Task requirements:
Omit pictures and quote the listing below line by line, from its start through the line that holds "fig = go.Figure()".

Dataset content:
++++++++

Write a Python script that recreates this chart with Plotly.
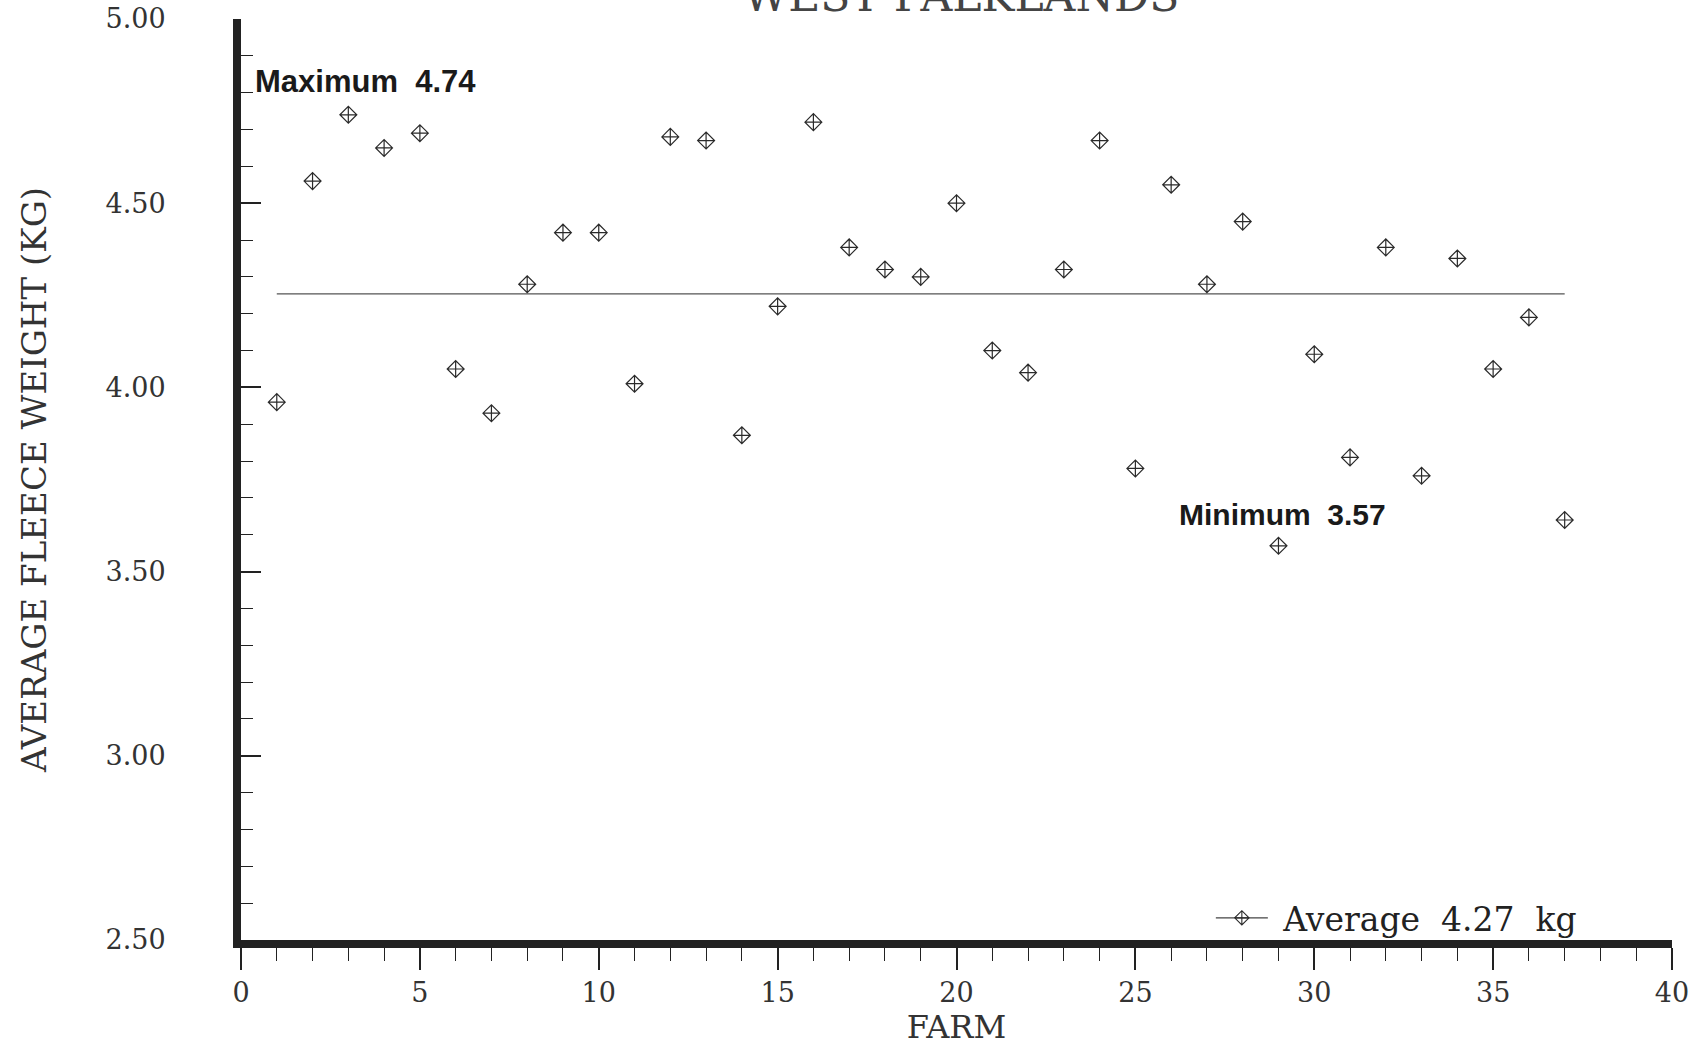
import plotly.graph_objects as go

# ---- data ----
FARMS = list(range(1, 38))
WEIGHTS = [3.96, 4.56, 4.74, 4.65, 4.69, 4.05, 3.93, 4.28, 4.42, 4.42,
           4.01, 4.68, 4.67, 3.87, 4.22, 4.72, 4.38, 4.32, 4.30, 4.50,
           4.10, 4.04, 4.32, 4.67, 3.78, 4.55, 4.28, 4.45, 3.57, 4.09,
           3.81, 4.38, 3.76, 4.35, 4.05, 4.19, 3.64]
TITLE = "WEST FALKLANDS"
X_TITLE = "FARM"
Y_TITLE = "AVERAGE FLEECE WEIGHT (KG)"
AVERAGE_LABEL = "\u00a0Average\u00a0 4.27\u00a0 kg"
MAX_LABEL = "Maximum\u00a0 4.74"
MIN_LABEL = "Minimum\u00a0 3.57"
X_TICKS = [0, 5, 10, 15, 20, 25, 30, 35, 40]
Y_TICKS = [2.5, 3.0, 3.5, 4.0, 4.5, 5.0]
Y_TICK_TEXT = ["2.50", "3.00", "3.50", "4.00", "4.50", "5.00"]

avg = sum(WEIGHTS) / len(WEIGHTS)

INK = "#222222"
TXT = "#333333"
SERIF = "DejaVu Serif"
SANS = "Liberation Sans"

fig = go.Figure()

# average line
fig.add_trace(go.Scatter(
    x=[FARMS[0], FARMS[-1]], y=[avg, avg], mode="lines",
    line=dict(color="#555555", width=1.2), showlegend=False, hoverinfo="skip"))

# farm points
fig.add_trace(go.Scatter(
    x=FARMS, y=WEIGHTS, mode="markers",
    marker=dict(symbol="diamond-cross-open", size=13, color="#2a2a2a",
                line=dict(width=1.2, color="#2a2a2a")),
    showlegend=False))

# legend entry (line with marker symbol)
fig.add_trace(go.Scatter(
    x=[None], y=[None], mode="lines+markers", name=AVERAGE_LABEL,
    line=dict(color="#444444", width=1.1),
    marker=dict(symbol="diamond-cross-open", size=11, color="#2a2a2a",
                line=dict(width=1.1, color="#2a2a2a"))))

# Max / Min annotations
fig.add_annotation(x=3.49, y=4.830, xref="x", yref="y", text=MAX_LABEL,
                   showarrow=False, font=dict(family=SANS, size=31, color="#1a1a1a", weight="bold"),
                   xanchor="center", yanchor="middle")
fig.add_annotation(x=29.10, y=3.654, xref="x", yref="y", text=MIN_LABEL,
                   showarrow=False, font=dict(family=SANS, size=30, color="#1a1a1a", weight="bold"),
                   xanchor="center", yanchor="middle")

# Title, cut off at the top of the page as in the reference
fig.add_annotation(x=0.503, y=0.996, xref="paper", yref="paper", text=TITLE,
                   showarrow=False, font=dict(family=SERIF, size=44, color="#444444"),
                   xanchor="center", yanchor="bottom")

fig.update_layout(
    width=1703, height=1055,
    margin=dict(l=241, r=31, t=19, b=115),
    paper_bgcolor="white", plot_bgcolor="white",
    font=dict(family=SERIF, color=INK),
    legend=dict(x=0.937, y=0.024, xanchor="right", yanchor="middle",
                bgcolor="rgba(0,0,0,0)", itemwidth=52,
                font=dict(family=SERIF, size=33, color=INK)),
)

fig.update_xaxes(
    range=[0, 40], tickvals=X_TICKS, showgrid=False, zeroline=False, automargin=False,
    showline=True, linewidth=8, linecolor=INK,
    ticks="outside", ticklen=22, tickwidth=1.5, tickcolor=INK,
    minor=dict(dtick=1, ticks="outside", ticklen=13, tickwidth=1.2, tickcolor=INK),
    tickfont=dict(family=SERIF, size=27, color=TXT),
    title=dict(text=X_TITLE, font=dict(family=SERIF, size=32, color=TXT), standoff=8),
)
fig.update_yaxes(
    range=[2.5, 5.0], tickvals=Y_TICKS, ticktext=Y_TICK_TEXT, showgrid=False, zeroline=False,
    automargin=False,
    showline=True, linewidth=8, linecolor=INK,
    ticks="inside", ticklen=20, tickwidth=1.5, tickcolor=INK,
    minor=dict(dtick=0.1, ticks="inside", ticklen=12, tickwidth=1.2, tickcolor=INK),
    tickfont=dict(family=SERIF, size=27, color=TXT),
    ticklabelstandoff=62,
    title=dict(text=Y_TITLE, font=dict(family=SERIF, size=34, color=TXT), standoff=52),
)

# remove the browser's default page margin so the figure fills the window exactly
fig.write_html("out.html", config={"displayModeBar": False},
               post_script="document.body.style.margin='0px';")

++++++++

Result for this task:
Write a Python script that recreates this chart with Plotly.
import plotly.graph_objects as go

# ---- data ----
FARMS = list(range(1, 38))
WEIGHTS = [3.96, 4.56, 4.74, 4.65, 4.69, 4.05, 3.93, 4.28, 4.42, 4.42,
           4.01, 4.68, 4.67, 3.87, 4.22, 4.72, 4.38, 4.32, 4.30, 4.50,
           4.10, 4.04, 4.32, 4.67, 3.78, 4.55, 4.28, 4.45, 3.57, 4.09,
           3.81, 4.38, 3.76, 4.35, 4.05, 4.19, 3.64]
TITLE = "WEST FALKLANDS"
X_TITLE = "FARM"
Y_TITLE = "AVERAGE FLEECE WEIGHT (KG)"
AVERAGE_LABEL = "\u00a0Average\u00a0 4.27\u00a0 kg"
MAX_LABEL = "Maximum\u00a0 4.74"
MIN_LABEL = "Minimum\u00a0 3.57"
X_TICKS = [0, 5, 10, 15, 20, 25, 30, 35, 40]
Y_TICKS = [2.5, 3.0, 3.5, 4.0, 4.5, 5.0]
Y_TICK_TEXT = ["2.50", "3.00", "3.50", "4.00", "4.50", "5.00"]

avg = sum(WEIGHTS) / len(WEIGHTS)

INK = "#222222"
TXT = "#333333"
SERIF = "DejaVu Serif"
SANS = "Liberation Sans"

fig = go.Figure()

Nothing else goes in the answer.